None of these require big budgets. They require attention, decisions, and an understanding of what actually matters.
6. Structure Is More Valuable Than Software
A team with a clear structure will out-perform a team with expensive software every time. By structure, I don’t mean rigid rules. I mean:
a clear sense of who updates what
a simple way to request changes
version control that makes sense
a shared folder that’s actually organised
a plan for what happens when someone leaves
I’ve seen teams transform their digital work simply by introducing:
a two-page internal guide
a shared naming convention
a monthly review meeting
a single place to store files
one person responsible for publishing and one for checking
None of these require cost — only agreement and consistency.
What people often think of as a technical problem is actually a workflow problem. Once the workflow is sorted, the technology becomes much easier to manage.

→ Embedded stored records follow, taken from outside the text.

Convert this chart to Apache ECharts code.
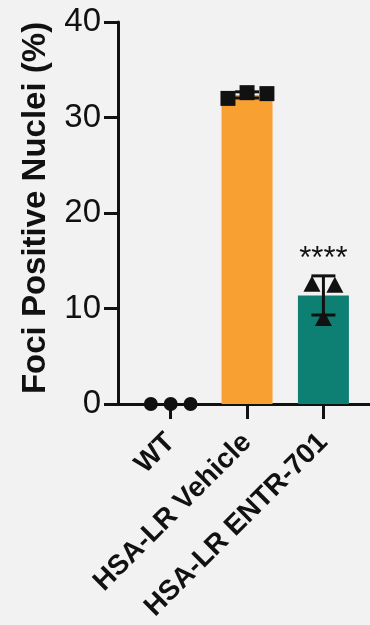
<!DOCTYPE html>
<html>
<head>
<meta charset="utf-8">
<script src="https://cdn.jsdelivr.net/npm/echarts@6/dist/echarts.min.js"></script>
<style>
    html, body { margin: 0; padding: 0; background: #f2f2f2; }
    #chart { width: 370px; height: 625px; }
</style>
</head>
<body>
<div id="chart"></div>
<script>
// data
const groups = ['WT', 'HSA-LR Vehicle', 'HSA-LR ENTR-701'];
const wtValues = [0, 0, 0];
const vehicleValues = [32.0, 32.6, 32.5];
const entrValues = [12.6, 9.0, 12.5];
const significance = ['', '', '****'];
const yTicks = [0, 10, 20, 30, 40];

// styling / layout
const replicateSets = [wtValues, vehicleValues, entrValues];
const barColors = ['#f9a033', '#f9a033', '#0e8073'];
const symbols = ['circle', 'rect', 'triangle'];
const symbolSizes = [14, 15, [17, 16]];
const jitter = [[-0.26, 0, 0.26], [-0.25, 0, 0.26], [-0.15, 0, 0.15]];
const ink = '#111';
const font = 'Liberation Sans, Arial, Helvetica, sans-serif';

const mean = arr => arr.reduce((a, b) => a + b, 0) / arr.length;
const sd = arr => {
    const m = mean(arr);
    return Math.sqrt(arr.reduce((a, b) => a + (b - m) * (b - m), 0) / (arr.length - 1));
};
const means = replicateSets.map(mean);
const sds = replicateSets.map(sd);

const chart = echarts.init(document.getElementById('chart'), null, { renderer: 'canvas' });

const option = {
    animation: false,
    backgroundColor: '#f2f2f2',
    grid: { left: 118, right: 0, top: 22, bottom: 221 },
    xAxis: {
        type: 'value',
        min: -0.69,
        max: 2.61,
        axisLine: { show: true, lineStyle: { color: ink, width: 3 } },
        axisTick: { show: true, customValues: [0, 1, 2], length: 15, lineStyle: { color: ink, width: 3 } },
        axisLabel: {
            customValues: [0, 1, 2],
            formatter: v => groups[v],
            rotate: 45,
            margin: 34,
            fontSize: 28,
            fontWeight: 'bold',
            fontFamily: font,
            color: ink
        },
        splitLine: { show: false }
    },
    yAxis: {
        type: 'value',
        min: yTicks[0],
        max: yTicks[yTicks.length - 1],
        interval: 10,
        name: 'Foci Positive Nuclei (%)',
        nameLocation: 'middle',
        nameRotate: 90,
        nameGap: 66,
        nameTextStyle: { fontSize: 33, fontWeight: 'bold', fontFamily: font, color: ink, padding: [0, 0, 0, 10] },
        axisLine: { show: true, onZero: false, lineStyle: { color: ink, width: 3 } },
        axisTick: { show: true, length: 14, lineStyle: { color: ink, width: 3 } },
        axisLabel: { fontSize: 33, margin: 17, fontFamily: font, color: ink },
        splitLine: { show: false }
    },
    series: [
        {
            type: 'bar',
            barWidth: 51,
            z: 1,
            data: means.map((m, i) => ({ value: [i, m], itemStyle: { color: barColors[i] } }))
        },
        ...replicateSets.map((vals, i) => ({
            type: 'scatter',
            symbol: symbols[i],
            symbolSize: symbolSizes[i],
            itemStyle: { color: ink, opacity: 1 },
            z: 3,
            data: vals.map((v, k) => [i + jitter[i][k], v])
        })),
        {
            type: 'custom',
            z: 4,
            data: means.map((m, i) => [i, m - sds[i], m + sds[i]]),
            renderItem: (params, api) => {
                const x = api.value(0);
                const lo = api.coord([x, api.value(1)]);
                const hi = api.coord([x, api.value(2)]);
                const half = 12;
                const style = { stroke: ink, lineWidth: 3 };
                const children = [];
                if (hi[1] < lo[1] - 0.5) {
                    children.push(
                        { type: 'line', shape: { x1: hi[0], y1: hi[1], x2: lo[0], y2: lo[1] }, style },
                        { type: 'line', shape: { x1: hi[0] - half, y1: hi[1], x2: hi[0] + half, y2: hi[1] }, style },
                        { type: 'line', shape: { x1: lo[0] - half, y1: lo[1], x2: lo[0] + half, y2: lo[1] }, style }
                    );
                }
                const mark = significance[params.dataIndex];
                if (mark) {
                    children.push({
                        type: 'text',
                        x: hi[0],
                        y: hi[1] - 16,
                        style: {
                            text: mark,
                            fill: ink,
                            fontSize: 31,
                            fontFamily: font,
                            align: 'center',
                            verticalAlign: 'middle'
                        }
                    });
                }
                return { type: 'group', children };
            }
        }
    ]
};

chart.setOption(option);
</script>
</body>
</html>
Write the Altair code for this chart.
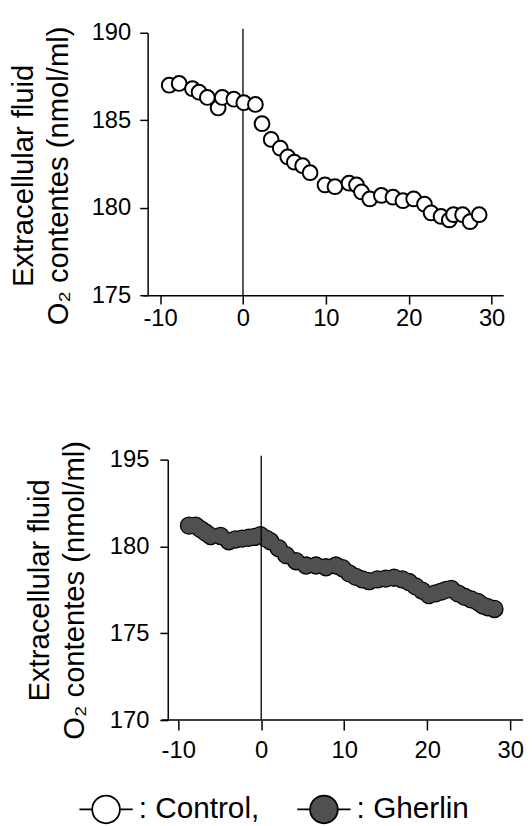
import altair as alt
import pandas as pd

FONT = "Liberation Sans"

# ---- data ----
control_time = [-8.9, -7.7, -6.1, -5.3, -4.3, -3.0, -2.5, -1.1, 0.1, 1.5, 2.3, 3.4,
                4.5, 5.4, 6.2, 7.2, 8.1, 9.9, 11.1, 12.8, 13.7, 14.3, 15.3, 16.7,
                18.1, 19.3, 20.6, 21.9, 22.7, 23.9, 24.9, 25.4, 26.5, 27.4, 28.5]
control_o2 = [187.0, 187.1, 186.8, 186.6, 186.3, 185.7, 186.3, 186.2, 186.0, 185.9,
              184.8, 183.9, 183.4, 182.9, 182.6, 182.4, 182.0, 181.3, 181.2, 181.4,
              181.3, 180.9, 180.5, 180.7, 180.6, 180.4, 180.5, 180.2, 179.7, 179.5,
              179.3, 179.6, 179.6, 179.2, 179.6]

gherlin_time = [-8.7, -7.9, -7.3, -6.7, -6.1, -4.9, -3.9, -3.1, -2.3, -1.5, -0.8, -0.1,
                0.6, 1.1, 2.1, 3.0, 4.2, 5.4, 6.6, 7.8, 9.0, 9.8, 10.6, 11.4, 12.2,
                13.0, 14.0, 15.0, 16.0, 17.0, 17.8, 18.6, 19.4, 20.2, 21.0, 21.7,
                22.3, 22.9, 23.7, 24.5, 25.3, 26.1, 26.7, 27.3, 28.1]
gherlin_o2 = [181.2, 181.2, 181.0, 180.8, 180.6, 180.6, 180.3, 180.4, 180.45, 180.5,
              180.55, 180.65, 180.45, 180.3, 179.9, 179.5, 179.15, 178.9, 178.9, 178.8,
              178.9, 178.75, 178.45, 178.25, 178.1, 178.0, 178.1, 178.15, 178.2, 178.1,
              177.95, 177.7, 177.45, 177.2, 177.3, 177.4, 177.5, 177.55, 177.3, 177.1,
              176.95, 176.8, 176.6, 176.5, 176.4]

groups = ["Control", "Gherlin"]
group_fills = ["white", "#505050"]

x_ticks = [-10, 0, 10, 20, 30]
top_y_ticks = [175, 180, 185, 190]
bottom_y_ticks = [170, 175, 180, 185]
bottom_y_labels = ["170", "175", "180", "195"]
y_title = ["Extracellular fluid", "O\u2082 contentes (nmol/ml)"]
onset = [0]

# ---- tables ----
ctrl = pd.DataFrame({"time": control_time, "o2": control_o2, "group": groups[0]})
gher = pd.DataFrame({"time": gherlin_time, "o2": gherlin_o2, "group": groups[1]})
onset_df = pd.DataFrame({"time": onset})

label_map = "{" + ",".join(f"'{v}':'{l}'" for v, l in zip(bottom_y_ticks, bottom_y_labels)) + "}"

LEGEND_PATH = ("M-1,0L-0.52,0M0.52,0L1,0"
               "M-0.52,0A0.52,0.52,0,1,1,0.52,0A0.52,0.52,0,1,1,-0.52,0Z")

fill_scale = alt.Scale(domain=groups, range=group_fills)
legend = alt.Legend(
    orient="none", direction="horizontal", title=None,
    legendX=-65, legendY=756,
    symbolType=LEGEND_PATH, symbolSize=2900,
    symbolStrokeColor="black", symbolStrokeWidth=1.8, symbolOpacity=1,
    labelFont=FONT, labelFontSize=30, labelColor="black", labelOffset=5,
    columnPadding=34,
    labelExpr="datum.label == 'Control' ? ': Control,' : '\u00a0: Gherlin'",
)

# ---- top panel (Control) ----
TW, TH = 364, 265
top_x = alt.X("time:Q", scale=alt.Scale(domain=[-12.1, 31.4], nice=False, zero=False),
              axis=alt.Axis(values=x_ticks, title=None, tickSize=9, labelPadding=3,
                            labelExpr="'' + datum.value"))
top_y = alt.Y("o2:Q", scale=alt.Scale(domain=[175, 190], nice=False, zero=False),
              axis=alt.Axis(values=top_y_ticks, title=y_title, offset=-5,
                            tickSize=8, labelPadding=9, titlePadding=18, titleY=144))

top_rule = alt.Chart(onset_df).mark_rule(color="black", strokeWidth=1.3).encode(
    x=alt.X("time:Q"), y=alt.value(-4), y2=alt.value(TH))
top_pts = alt.Chart(ctrl).mark_circle(size=222, stroke="black", strokeWidth=2.0,
                                      opacity=1).encode(
    x=top_x, y=top_y,
    fill=alt.Fill("group:N", scale=fill_scale, legend=legend))
top = alt.layer(top_rule, top_pts).properties(width=TW, height=TH)

# ---- bottom panel (Gherlin) ----
BW, BH = 384, 263
bot_x = alt.X("time:Q", scale=alt.Scale(domain=[-14.28, 31.54], nice=False, zero=False),
              axis=alt.Axis(values=x_ticks, title=None, tickSize=10, labelPadding=9,
                            domain=False, labelExpr="'' + datum.value"))
bot_y = alt.Y("o2:Q", scale=alt.Scale(domain=[170, 185], nice=False, zero=False),
              axis=alt.Axis(values=bottom_y_ticks, title=y_title, offset=-25.3,
                            tickSize=8, labelPadding=11, titlePadding=20,
                            labelExpr=f"{label_map}[datum.value] || datum.label"))

bot_edge = alt.Chart(gher).mark_circle(size=254, stroke="black", strokeWidth=2.6,
                                       opacity=1).encode(
    x=bot_x, y=bot_y,
    fill=alt.Fill("group:N", scale=fill_scale, legend=legend))
bot_fill = alt.Chart(gher).mark_circle(size=254, strokeWidth=0, opacity=1).encode(
    x="time:Q", y="o2:Q",
    fill=alt.Fill("group:N", scale=fill_scale, legend=legend))
bot_rule = alt.Chart(onset_df).mark_rule(color="black", strokeWidth=1.3).encode(
    x=alt.X("time:Q"), y=alt.value(-4), y2=alt.value(BH))
bot_axisline = alt.Chart(onset_df).mark_rule(color="black", strokeWidth=1.5).encode(
    x=alt.value(19), x2=alt.value(BW), y=alt.value(BH))
bottom = alt.layer(bot_edge, bot_fill, bot_rule, bot_axisline).properties(width=BW, height=BH)

chart = alt.vconcat(top, bottom, spacing=110).resolve_scale(
    x="independent", y="independent", fill="shared"
).properties(
    padding={"left": 0, "top": 9, "right": 0, "bottom": 0}
).configure_view(stroke=None).configure_axis(
    grid=False, domainColor="black", domainWidth=1.5, tickColor="black", tickWidth=1.5,
    labelFont=FONT, labelFontSize=24, labelColor="black",
    titleFont=FONT, titleFontSize=29.5, titleFontWeight="normal", titleColor="black",
    titleLineHeight=35,
).configure_text(font=FONT)

chart.save("out.html", embed_options={"renderer": "svg", "actions": False})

7. Digital Confidence Matters More Than Digital Expertise
Small teams often underestimate what they can do. They assume digital work requires specialist skills, and sometimes it does — but not nearly as often as people think. What’s more important is helping people feel comfortable enough to use the tools they’ve already got.
I’ve seen teams that were convinced they needed external agencies for tasks they could easily manage themselves:
publishing news posts
updating event details
checking analytics
replacing outdated images
sending email newsletters
After a short walkthrough, they realised they didn’t need outside help for any of it.
Confidence is often the missing piece. Once people understand the tool, they stop avoiding it — and that’s when the real improvement begins.
8. What to Prioritise When Your Budget Is Tight
If you need to strengthen your digital presence but have limited time or money, these are the areas that consistently deliver the best return on effort:
1. Website clarity
Make sure your core message is clear and up to date.
2. Searchability
Ensure people can find you when they need you.
3. Basic analytics
Set up analytics correctly so you can make informed decisions.
4. A sustainable content routine
Something small and consistent beats ambitious plans that collapse after a month.
5. Internal organisation
Reduce chaos. Have one place for files and one place for plans.
6. Removing what you don’t need
Cut unused subscriptions. Archive old content. Simplify wherever possible.
7. Making your tools easy to use
If something feels clumsy or confusing, fix it or change it.
If you focus on these seven areas, you’ll improve your digital presence regardless of budget.
9. A Few Hours of the Right Support Can Save Weeks of Stress
The biggest misconception about digital improvement is that it requires large projects. In reality, many teams could solve their most pressing issues in a few focused sessions. I’ve helped teams fix their analytics, restructure their navigation, and streamline their entire content flow in a single afternoon.
A short intervention often delivers more impact than a long one. Why? Because you’re solving the root problem, not building something new to hide it.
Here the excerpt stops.